Gov. Jerry Brown has signed a 2012-13 state budget June 27 that included the education trailer bill AB 1476/SB 1016. Visit www.acsa.org/advocacy for the latest news on the budget.
“The Proposition 98 spending level for 2012-13 remains at $53.6 billion. This is about the same level proposed by the governor in his May Revision,” said ACSA Legislative Advocate Adonai Mack. “This level of spending presumes passage of the governor’s tax initiative in November.”
If the governor’s tax measure fails, the overall K-14 mid-year reduction is expected to be $5.4 billion. The budget proposes a $2.739 billion reduction – approximately $457 per ADA – to K-12 revenue limit apportionments if the November taxes fail, combined with restoration of all inter-year deferrals.
This amount is higher than proposed in the May Revision. The overall revenue limit trigger cuts to K-12 schools will increase by approximately $16 per ADA for an average school district up from the $441 per ADA proposed in May.
The budget authorizes school districts to reduce the instructional school year, or the equivalent number of instructional minutes, to 160 days for the 2012-13 and 2013-14 school years. Current law requires 175 days of instruction. This is a change from the governor’s May Revision proposal, which would have allowed for a combined 15 days in 2012-13 and 2013-14. The reduction is tied to a $2.7 billion trigger reduction.
ACSA members remain concerned about shortening the school year, not only for students, but their own futures. Should voters reject the governor’s ballot measure, schools will undoubtedly have to cut days to survive. And, any shortened school year would have to be negotiated with local bargaining units.
There are also concerns over what impact the potential reduction in the number of days in the school year will have on the amount of service credit earned under the California State Teachers Retirement System.
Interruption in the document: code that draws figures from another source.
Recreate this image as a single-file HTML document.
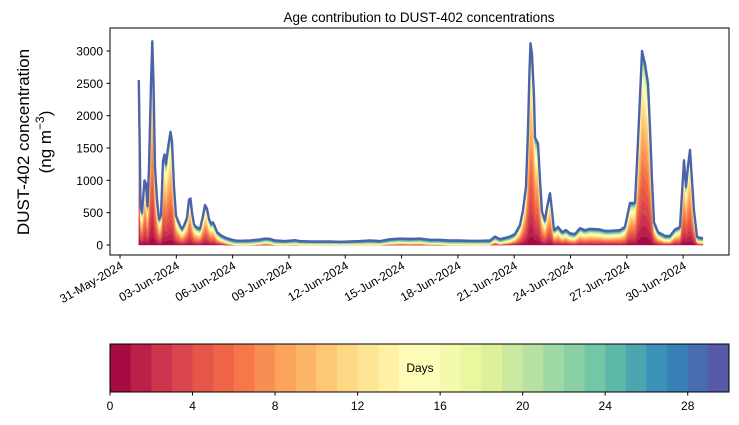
<!DOCTYPE html>
<html><head><meta charset="utf-8"><style>
body{margin:0;background:#fff}
svg{display:block;font-family:"Liberation Sans","DejaVu Sans",sans-serif}
</style></head><body>
<svg id="c" width="739" height="425">
<rect width="739" height="425" fill="#fff"/>
<text x="419" y="22" text-anchor="middle" font-size="13.5">Age contribution to DUST-402 concentrations</text>
<g>
<text transform="translate(29,142) rotate(-90)" text-anchor="middle" font-size="17">DUST-402 concentration</text>
<text transform="translate(51,142) rotate(-90)" text-anchor="middle" font-size="17">(ng m<tspan baseline-shift="super" font-size="12">−3</tspan>)</text>
</g>
<g id="plot"></g>
<rect x="110" y="28" width="619" height="227" fill="none" stroke="#000" stroke-width="1"/>
<g id="yax"></g>
<g id="xax"></g>
<g id="cbar"></g>
<text x="420" y="372" text-anchor="middle" font-size="12">Days</text>
</svg>
<script>
const xPix = [138.8,140.5,142,144.5,146,147.5,149,151,152.3,153.5,155,157,159,161,163,164.5,166,168,170.5,172,174,176,178,180,182,184,187,189,190.5,192,194,196,200,203,205,207,209,211,213,214.5,217,221,226,230,235,240,250,260,265,270,275,285,295,300,310,320,330,340,350,360,370,380,390,400,410,420,430,440,450,460,470,480,490,495,500,510,515,520,523,526,528,529.5,530.5,532,534,535,538,540,542,545,547,550,552,554,558,562,566,570,575,580,585,590,600,605,610,620,625,630,635,637,640,642,645,648,650,652,654,658,665,670,675,680,682,684,686,688,690,692,694,697,700,703];
const hours = xPix.map(x => (x - 138.8) / 18.77 * 24);
const totals = [2550,600,500,1000,950,600,1200,2500,3150,2500,1200,700,400,450,1300,1400,1250,1500,1750,1600,900,450,380,300,250,300,420,700,720,500,320,280,250,450,620,560,400,330,350,300,200,150,110,90,70,65,70,85,100,95,70,60,75,60,55,55,55,50,55,60,70,60,90,100,95,100,80,80,70,70,65,65,70,130,90,130,170,310,540,900,1780,2700,3120,2950,2290,1660,1570,1000,515,380,580,800,530,230,280,200,230,180,170,260,230,250,240,220,220,230,280,650,650,1270,2290,3000,2800,2500,1800,1000,350,200,140,140,240,280,800,1310,900,1220,1470,1000,530,130,110,110];
const yTicks = [0,500,1000,1500,2000,2500,3000];
const xTickLabels = ["31-May-2024","03-Jun-2024","06-Jun-2024","09-Jun-2024","12-Jun-2024","15-Jun-2024","18-Jun-2024","21-Jun-2024","24-Jun-2024","27-Jun-2024","30-Jun-2024"];
const xTickHours = [-24,48,120,192,264,336,408,480,552,624,696];
const cbTicks = [0,4,8,12,16,20,24,28];
const nAges = 30;
const background = 70;

const NS = "http://www.w3.org/2000/svg";
const X0 = 138.8, PXH = 18.77/24;
const xs = h => X0 + h * PXH;
const ys = v => 245 - v * 194 / 3000;
function el(tag, attrs, parent){const e=document.createElementNS(NS,tag);for(const k in attrs)e.setAttribute(k,attrs[k]);parent.appendChild(e);return e;}

const stops=[[158,1,66],[213,62,79],[244,109,67],[253,174,97],[254,224,139],[255,255,191],[230,245,152],[171,221,164],[102,194,165],[50,136,189],[94,79,162]];
function spectral(t){const p=t*10,i=Math.min(9,Math.floor(p)),f=p-i;const a=stops[i],b=stops[i+1];return `rgb(${a.map((v,j)=>Math.round(v+(b[j]-v)*f)).join(",")})`;}
const colors=[];for(let k=0;k<nAges;k++)colors.push(spectral((k+0.5)/nAges));

const wEx=[4,5,5.5,6,6,6,6,6,5.5,5,4.5,4,3.6,3.2,2.8,2.4,2,1.6,1.3,1,0.8,0.6,0.5,0.4,0.35,0.3,0.3,0.3,0.3,0.3];
const wBg=[0,0,0,0,0,0,0,0,0.3,0.5,0.7,0.9,1.1,1.3,1.5,1.7,1.9,2,2.1,2.2,2.3,2.4,2.5,2.6,2.7,2.8,2.9,3,3.1,3.2];
const sEx=wEx.reduce((a,b)=>a+b),sBg=wBg.reduce((a,b)=>a+b);

const plot=document.getElementById("plot");
let cum=totals.map(()=>0);
for(let k=0;k<nAges;k++){
  const lower=cum.slice();
  cum=totals.map((v,i)=>{const bg=Math.min(v,background),ex=v-bg;return cum[i]+ex*wEx[k]/sEx+bg*wBg[k]/sBg;});
  let d="M"+hours.map((h,i)=>xs(h).toFixed(2)+","+ys(cum[i]).toFixed(2)).join("L");
  for(let i=hours.length-1;i>=0;i--)d+="L"+xs(hours[i]).toFixed(2)+","+ys(lower[i]).toFixed(2);
  const p=el("path",{d:d+"Z",fill:colors[k],stroke:colors[k],"stroke-width":"0.4"},plot);
  
  
}
const topLine=el("polyline",{points:hours.map((h,i)=>xs(h).toFixed(2)+","+ys(totals[i]).toFixed(2)).join(" "),fill:"none",stroke:"#4c63aa","stroke-width":"2.4","stroke-linejoin":"round"},plot);



const yax=document.getElementById("yax");
yTicks.forEach(v=>{const y=ys(v);
  const t=el("line",{x1:106.5,x2:110,y1:y,y2:y,stroke:"#000"},yax);
  
  
  const l=el("text",{x:103,y:y+4.5,"text-anchor":"end","font-size":"12"},yax);l.textContent=v;
  
  
});
const xax=document.getElementById("xax");
xTickHours.forEach((h,i)=>{const x=xs(h);
  const t=el("line",{x1:x,x2:x,y1:255,y2:258.5,stroke:"#000"},xax);
  
  
  const l=el("text",{"text-anchor":"end","font-size":"12",transform:`translate(${x+4},268) rotate(-30)`},xax);l.textContent=xTickLabels[i];
  
  
});
const cb=document.getElementById("cbar");
const cbx=v=>110+v*619/30;
for(let k=0;k<nAges;k++){
  const r=el("rect",{x:cbx(k),y:344,width:619/30+0.5,height:48,fill:colors[k]},cb);
  
  
}
el("rect",{x:110,y:344,width:619,height:48,fill:"none",stroke:"#000"},cb);
cbTicks.forEach(v=>{const x=cbx(v);
  const t=el("line",{x1:x,x2:x,y1:392,y2:395.5,stroke:"#000"},cb);
  
  
  const l=el("text",{x:x,y:410,"text-anchor":"middle","font-size":"12"},cb);l.textContent=v;
  
  
});
</script>
</body></html>
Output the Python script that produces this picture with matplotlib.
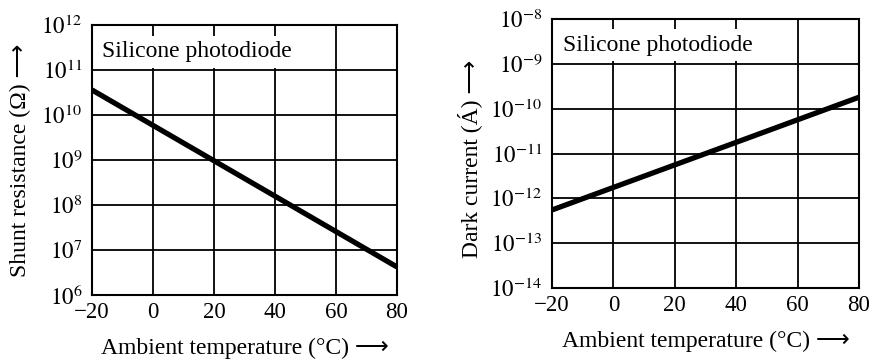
import matplotlib
matplotlib.use("Agg")
import matplotlib.pyplot as plt

# Temperature endpoints (°C) and the straight-line (log scale) characteristics
temp = [-20, 80]
shunt_resistance = [3.6e10, 4.2e6]      # Ohm
dark_current = [5.5e-13, 1.8e-10]       # A

x_ticks = [-20, 0, 20, 40, 60, 80]
x_tick_labels = ["\u221220", "0", "20", "40", "60", "80"]
r_exponents = [6, 7, 8, 9, 10, 11, 12]
i_exponents = [-14, -13, -12, -11, -10, -9, -8]

plt.rcParams["font.family"] = ["Liberation Serif", "DejaVu Sans"]
plt.rcParams["mathtext.fontset"] = "stix"

fig = plt.figure(figsize=(8.75, 3.59), dpi=100)
W, H = 875, 359

def make_axes(left, right, top, bottom):
    return fig.add_axes([left / W, 1 - bottom / H, (right - left) / W, (bottom - top) / H])

ax1 = make_axes(92, 397, 25, 295)
ax2 = make_axes(552, 859, 19, 288)

def style(ax, exps, ylabel, ylabel_xy, xlabel_y, title_xy):
    ax.set_yscale("log")
    ax.set_xlim(-20, 80)
    ax.set_ylim(10.0 ** exps[0], 10.0 ** exps[-1])
    ax.set_xticks(x_ticks)
    ax.set_xticklabels(x_tick_labels)
    ax.set_yticks([10.0 ** e for e in exps])
    ax.set_yticklabels([r"$10^{%d}$" % e for e in exps])
    ax.yaxis.set_minor_locator(matplotlib.ticker.NullLocator())
    ax.tick_params(length=0, labelsize=16.5)
    ax.tick_params(axis="x", pad=5)
    ax.tick_params(axis="y", pad=7)
    ax.grid(True, color="black", linewidth=1.3)
    for s in ax.spines.values():
        s.set_linewidth(1.5)
    xl = ax.set_xlabel("Ambient temperature (°C) \u27f6", fontsize=17)
    xl.set_va("center")
    ax.xaxis.set_label_coords(0.5, xlabel_y)
    yl = ax.set_ylabel(ylabel + " \u27f6", fontsize=17)
    yl.set_va("center")
    ax.yaxis.set_label_coords(*ylabel_xy)
    ax.text(title_xy[0], title_xy[1], "Silicone photodiode", transform=ax.transAxes,
            fontsize=17, va="center", ha="left", zorder=5,
            bbox=dict(facecolor="white", edgecolor="none", pad=4))

style(ax1, r_exponents, "Shunt resistance (\u03a9)", (-0.236, 0.5), -0.196, (0.033, 0.9))
style(ax2, i_exponents, "Dark current (\u00c1)", (-0.268, 0.48), -0.2, (0.036, 0.903))

ax1.plot(temp, shunt_resistance, color="black", linewidth=3.8, solid_capstyle="butt")
ax2.plot(temp, dark_current, color="black", linewidth=3.8, solid_capstyle="butt")

fig.savefig("out.png", dpi=100)
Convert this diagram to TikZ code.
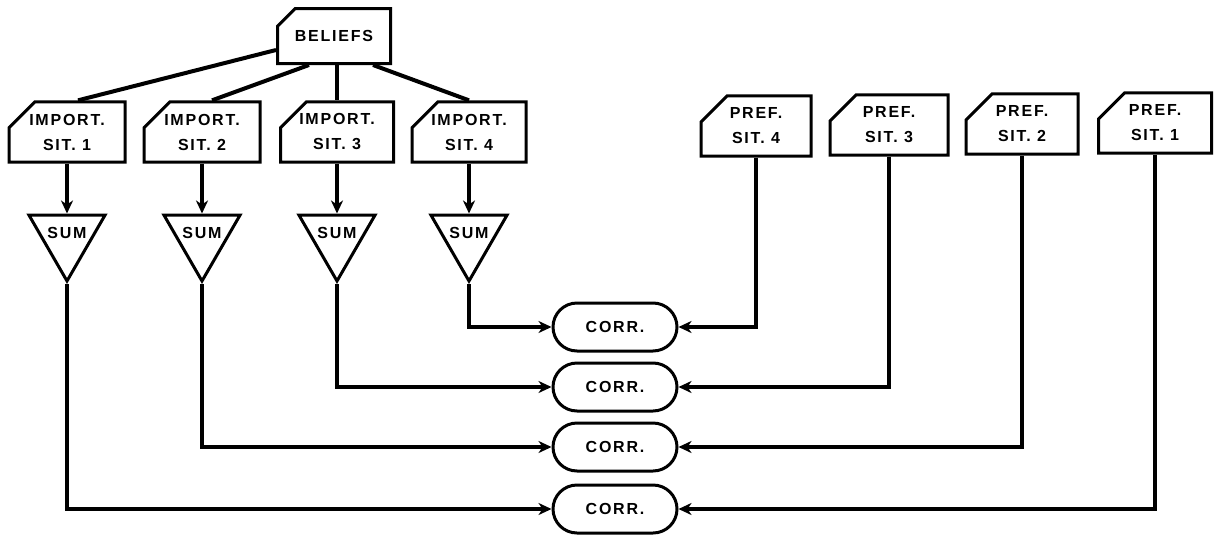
\documentclass[tikz,border=0pt]{standalone}
\usepackage{fontspec}
\newfontfamily\labfont[LetterSpace=11]{Liberation Sans}
\usetikzlibrary{shapes.misc,shapes.geometric,arrows.meta}
\begin{document}
\begin{tikzpicture}[x=1pt,y=-1pt,
  every node/.style={font=\labfont\bfseries\fontsize{16}{25}\selectfont, align=center, inner sep=0pt},
  cutbox/.style={draw, line width=3pt, chamfered rectangle, chamfered rectangle corners=north west,
     chamfered rectangle xsep=14pt, chamfered rectangle ysep=12pt, minimum width=#1, minimum height=58pt},
  sumtri/.style={draw, line width=3pt, regular polygon, regular polygon sides=3, shape border rotate=180,
     minimum size=88pt},
  corrbox/.style={draw, line width=3pt, rounded rectangle, minimum width=124pt, minimum height=48pt},
  link/.style={line width=4pt, line cap=butt, line join=miter},
  arr/.style={link, -{Stealth[length=13pt,width=12pt,inset=4pt]}}]
\useasboundingbox[fill=white] (0,0) rectangle (1214,538);

\node[cutbox=113pt, minimum height=55pt] (bel) at (334,36) {BELIEFS};

\node[cutbox=116pt] (imp1) at (67,132) {IMPORT.\\SIT. 1};
\node[cutbox=116pt] (imp2) at (202,132) {IMPORT.\\SIT. 2};
\node[cutbox=113pt] (imp3) at (337,132) {IMPORT.\\SIT. 3};
\node[cutbox=114pt] (imp4) at (469,132) {IMPORT.\\SIT. 4};

\node[cutbox=110pt] (pref4) at (756,126) {PREF.\\SIT. 4};
\node[cutbox=118pt] (pref3) at (889,125) {PREF.\\SIT. 3};
\node[cutbox=112pt] (pref2) at (1022,124) {PREF.\\SIT. 2};
\node[cutbox=113pt] (pref1) at (1155,123) {PREF.\\SIT. 1};

\node[sumtri] (sum1) at (67,237) {};
\node[sumtri] (sum2) at (202,237) {};
\node[sumtri] (sum3) at (337,237) {};
\node[sumtri] (sum4) at (469,237) {};
\node (s1) at (67,233) {SUM};
\node (s2) at (202,233) {SUM};
\node (s3) at (337,233) {SUM};
\node (s4) at (469,233) {SUM};

\node[corrbox] (corr1) at (615,327) {CORR.};
\node[corrbox] (corr2) at (615,387) {CORR.};
\node[corrbox] (corr3) at (615,447) {CORR.};
\node[corrbox] (corr4) at (615,509) {CORR.};

% beliefs to importance
\draw[link] ([yshift=-14pt]bel.west) -- ([xshift=11pt]imp1.north);
\draw[link] ([xshift=-25pt]bel.south) -- ([xshift=10pt]imp2.north);
\draw[link] (bel.south -| imp3.north) -- (imp3.north);
\draw[link] ([xshift=39pt]bel.south) -- (imp4.north);

% importance to sum
\draw[arr] (imp1.south) -- (sum1.north);
\draw[arr] (imp2.south) -- (sum2.north);
\draw[arr] (imp3.south) -- (sum3.north);
\draw[arr] (imp4.south) -- (sum4.north);

% sums to correlations
\draw[arr] (sum4.south) |- (corr1.west);
\draw[arr] (sum3.south) |- (corr2.west);
\draw[arr] (sum2.south) |- (corr3.west);
\draw[arr] (sum1.south) |- (corr4.west);

% preferences to correlations
\draw[arr] (pref4.south) |- (corr1.east);
\draw[arr] (pref3.south) |- (corr2.east);
\draw[arr] (pref2.south) |- (corr3.east);
\draw[arr] (pref1.south) |- (corr4.east);
\end{tikzpicture}
\end{document}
CalSTRS has released a statement saying that as long as the school year does not become shorter than 160 days, members will continue to earn a full year of service credit. In addition, there is language in the trailer bill that ensures a full year of credit is authorized.
The budget further:
• Provides $2.065 billion for K-12 inter-year deferral elimination, or buydown. This is $177 million less than what the governor proposed in May. The deferral is reinstated should the ballot initiative fail.
• Modifies the governor’s May Revise mandate block grant proposal to establish a block grant for the majority of K-14 mandates; suspends in 2012-13 those K-14 mandates that were suspended in 2011-12; and, continues the claiming process, but requires school districts, COEs, charter schools or community college districts to choose annually to either claim or utilize the block grant.
• Provides a revenue limit deficit factor of 22.549 percent to reflect a $165 million deficit for county offices of education, and a revenue limit deficit factor of 22.272 to repay K-12 per-pupil reductions in the future, including foregone cost-of-living adjustments.
• Maintains the governor’s proposal to restore $496 million in funding for the Home-to-School Transportation funding in 2012-13 but does not make these funds flexible.
• Rejects the governor’s proposal to eliminate funding for the Transitional Kindergarten program and instead maintains existing law created pursuant to Chapter 705, Statutes of 2010.
• Does not initiate the governor’s weighted pupil funding formula proposal and maintains categorical and general purpose funding allocations per existing law.
As budget agreements were being hammered out in California, the U.S. Census Bureau came out with a report ranking the state 35th in the nation in per-pupil funding. And even more telling in a state where voters continually say they don’t want education or services cut, yet are reluctant to approve any taxes, the Census Bureau says California ranks 44th in the nation in school spending as a portion of personal income.